Men and boys online talk about not liking women whose thighs touch, and I have to assume that's code for gay or necrophiliac. People love to rant about Lena Dunham's despicably fleshiness, too. I haven't seen the show, but she looks to be a straight-size woman in pictures I've seen, and I think her fleshiness is very like mine. (I mean to post the picture of her eating cake naked when I'm not on a work computer.) Or the people who railed at Kate Winslet's fat naked self onscreen in Titanic. (Whaaat??) And I am confused because everyone I've ever met socially would LOVE to see me naked. Yeah, I'm narcissistic, but I'm not lying.

And to all the women using pregnancy as the only justifiable excuse to accept stretch marks, screw you. I got my stretch marks at puberty, across my widening hips and thighs and burgeoning bosom. And those are good things. My figure is fucking fabulous, and so are the marks that come with it, all gifts of growth into womanhood. (And now maybe there needs to be said something about stretch marks from gaining fat, but I'm not sure what exactly. I think they look awesome whatever the reason.)

Sometimes self esteem is not always about making peace with my own flaws because I do not and have never seen any of these as flaws. Sometimes it requires lacking a give-a-damn that a vocal minority of people online (never IRL in my experience) don't like my adorable freckles, banging curves, or the stretch marks upon them.

Has anyone else had this experience? I wonder what women's self esteem would be like if we somehow missed more of these messages.

Monday, April 1, 2013

Who Can Wear Short Shorts?


This is a rambling story about the ill effects of an image obsessed culture and how it affects children. Maybe you can relate.

I like wearing short shorts. And my thighs touch. (Which I’ve kind of always assumed was the normal default body shape for everyone except starving African children, so I was really confused to hear that some men won’t date women whose thighs touch. Are these men gay? I wondered. Because I don’t think I’ve ever seen an attractive person whose don’t. But I digress)

I keenly remember my first instance of body shame happened in the sixth grade when we were first required to dress for gym class on uniform t-shirts and cotton shorts.. All the other 11-year-old girls had skinny, little chicken legs, but I had soft, fleshy thighs. I self-consciously lifted them from the ground when sitting cross-legged so that they wouldn’t flatten and spread so wide.And I'd look around at all the other girls with their skinny, little chicken legs and wonder why mine were so big. I was 11. And I felt bad about my body for looking different.

I wasn’t ever “overweight.” I took dance classes and played soccer and was fairly active for the bookworm that I was (and am). But I was never skinny like we all learned you have to be in order to be pretty. I was terrified to wear short shorts through most of middle and high school and bought matronly knee-length denim shorts instead.
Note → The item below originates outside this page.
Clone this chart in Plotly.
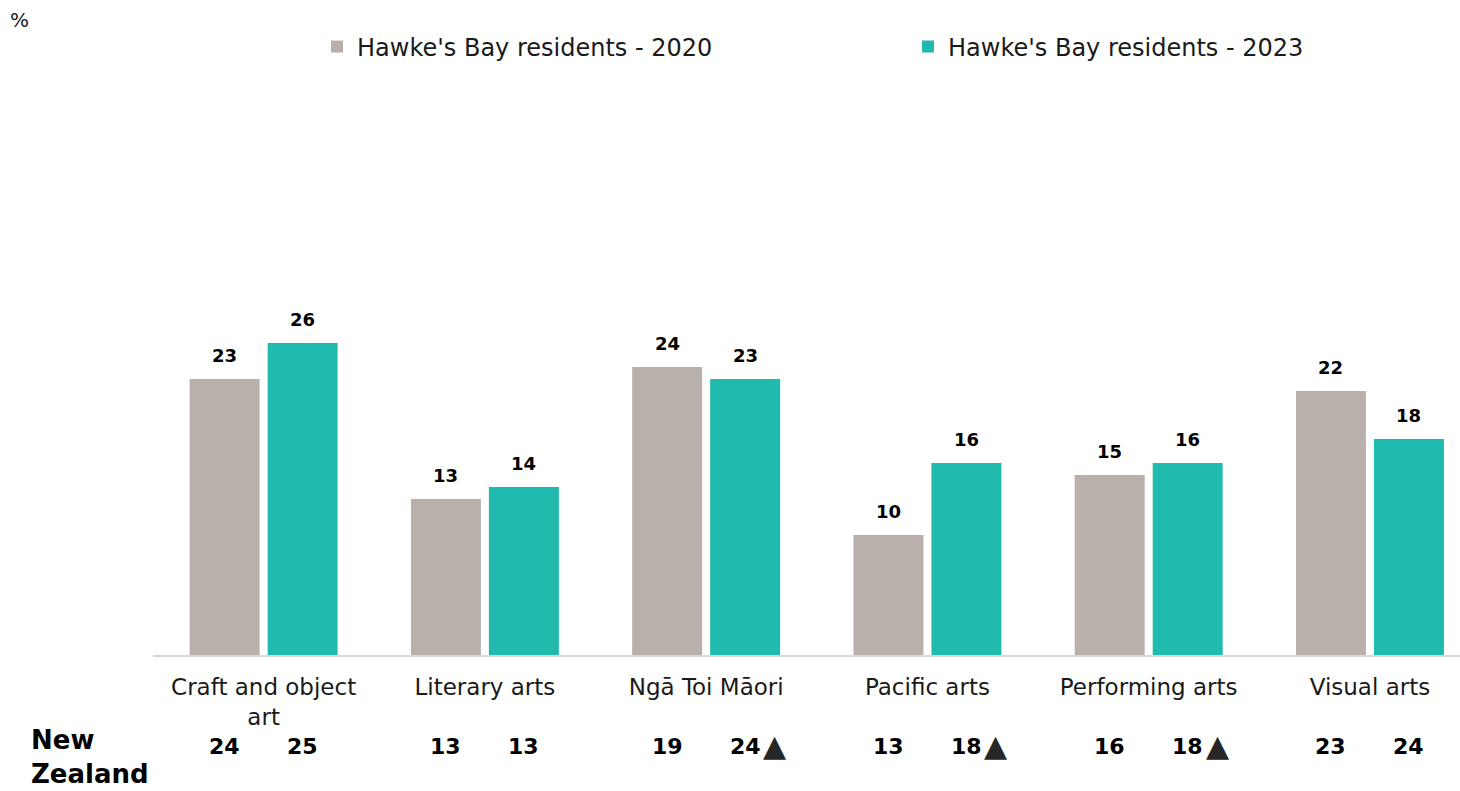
import plotly.graph_objects as go

# Art forms surveyed
categories = ["Craft and object<br>art", "Literary arts", "Ngā Toi Māori",
              "Pacific arts", "Performing arts", "Visual arts"]

# Hawke's Bay residents (%)
hb_2020 = [23, 13, 24, 10, 15, 22]
hb_2023 = [26, 14, 23, 16, 16, 18]

# New Zealand comparison (%)
nz_2020 = [24, 13, 19, 13, 16, 23]
nz_2023 = [25, 13, 24, 18, 18, 24]
nz_2023_up = [False, False, True, True, True, False]

series_names = ["Hawke's Bay residents - 2020", "Hawke's Bay residents - 2023"]
series_colors = ["#B9B0AB", "#20BAAE"]

FONT = "'DejaVu Sans', sans-serif"
x = list(range(len(categories)))
half_slot = 0.1763  # distance from group centre to each bar centre
PLOT_L, PLOT_W = 153, 1307


def px_to_paper_x(px):
    return (px - PLOT_L) / PLOT_W


def px_to_paper_y(py):
    return (655 - py) / 600


fig = go.Figure()
for k, (name, vals, col) in enumerate(zip(series_names, [hb_2020, hb_2023], series_colors)):
    fig.add_bar(x=x, y=vals, name=name, marker_color=col, marker_line_width=0,
                legend="legend" if k == 0 else "legend2")

annotations = []
# value labels above bars
for sign, vals in ((-1, hb_2020), (1, hb_2023)):
    for i, v in enumerate(vals):
        annotations.append(dict(
            x=i + sign * half_slot, y=v, xref="x", yref="y",
            text=f"<b>{v}</b>", showarrow=False, yanchor="middle", yshift=24,
            font=dict(family=FONT, size=18, color="#000000")))

# New Zealand row
nz_y = px_to_paper_y(746)
for sign, vals in ((-1, nz_2020), (1, nz_2023)):
    for i, v in enumerate(vals):
        annotations.append(dict(
            x=i + sign * half_slot, y=nz_y, xref="x", yref="paper",
            text=f"<b>{v}</b>", showarrow=False, yanchor="middle",
            font=dict(family=FONT, size=22, color="#000000")))
for i, up in enumerate(nz_2023_up):
    if up:
        annotations.append(dict(
            x=i + half_slot, y=nz_y, xref="x", yref="paper",
            text="▲", showarrow=False, xanchor="left", yanchor="middle",
            xshift=16, yshift=1,
            font=dict(family=FONT, size=30, color="#262626")))

for line, ypx in (("New", 740), ("Zealand", 774)):
    annotations.append(dict(
        x=px_to_paper_x(29), y=px_to_paper_y(ypx), xref="paper", yref="paper",
        text=f"<b>{line}</b>", showarrow=False, xanchor="left", yanchor="middle",
        font=dict(family=FONT, size=26, color="#000000")))

annotations.append(dict(
    x=px_to_paper_x(19), y=px_to_paper_y(20), xref="paper", yref="paper", text="%",
    showarrow=False, xanchor="center", yanchor="middle",
    font=dict(family=FONT, size=20, color="#1a1a1a")))

legend_common = dict(orientation="h", yanchor="middle", xanchor="left",
                     y=px_to_paper_y(47),
                     font=dict(family=FONT, size=24, color="#1a1a1a"),
                     bgcolor="rgba(0,0,0,0)")

fig.update_layout(
    width=1460, height=791,
    margin=dict(l=PLOT_L, r=0, t=55, b=136),
    paper_bgcolor="white", plot_bgcolor="white",
    barmode="group", bargap=0.295, bargroupgap=0.103,
    font=dict(family=FONT, color="#1a1a1a"),
    xaxis=dict(range=[-0.5, 5.407], tickmode="array", tickvals=x, ticktext=categories,
               showline=True, linecolor="#D9D9D9", linewidth=2, ticks="",
               showgrid=False, zeroline=False, ticklabelstandoff=10,
               tickfont=dict(family=FONT, size=23, color="#1a1a1a")),
    yaxis=dict(range=[0, 50], visible=False),
    legend=dict(x=px_to_paper_x(317), **legend_common),
    legend2=dict(x=px_to_paper_x(908), **legend_common),
    annotations=annotations,
    showlegend=True,
)

fig.write_html("out.html")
One day I changed into shorter khaki shorts for marching band after school, because this is Texas and it was HOT. They were shorter than my fingertips, but not by much and not tight or showy. As I walked across campus, a couple of older boys called out something to the effect of, “You’re too fat to be dressed like such a hooker.” I tucked my chin down and kept walking.

I learned to be ashamed to show my thighs - in shorts or skirts or swimsuits - because I had more than bones and skin or because I dared to show my body, dared to fail to be properly decorative as defined by the media ideal.

My story isn’t special. It isn’t unique and that is not OK.

  • 51% of 9 and 10 year-old girls feel better about themselves if they are on a diet.
  • 42% of 1st-3rd grade girls want to be thinner.
  • 46% of 9-11 year-olds are "sometimes" or "very often" on diets, and 82% of their families are "sometimes" or "very often" on diets.
  • 81% of 10 year olds are afraid of being fat. 51% of 9 and 10 year old girls feel better about themselves if they are on a diet.
  • Time Magazine reports that 80% of all children have been on a diet by the time that they have reached the fourth grade.

And it leads to this:
35% of “normal dieters” progress to pathological dieting. Of those, 20-25% progress to partial or full syndrome eating disorders.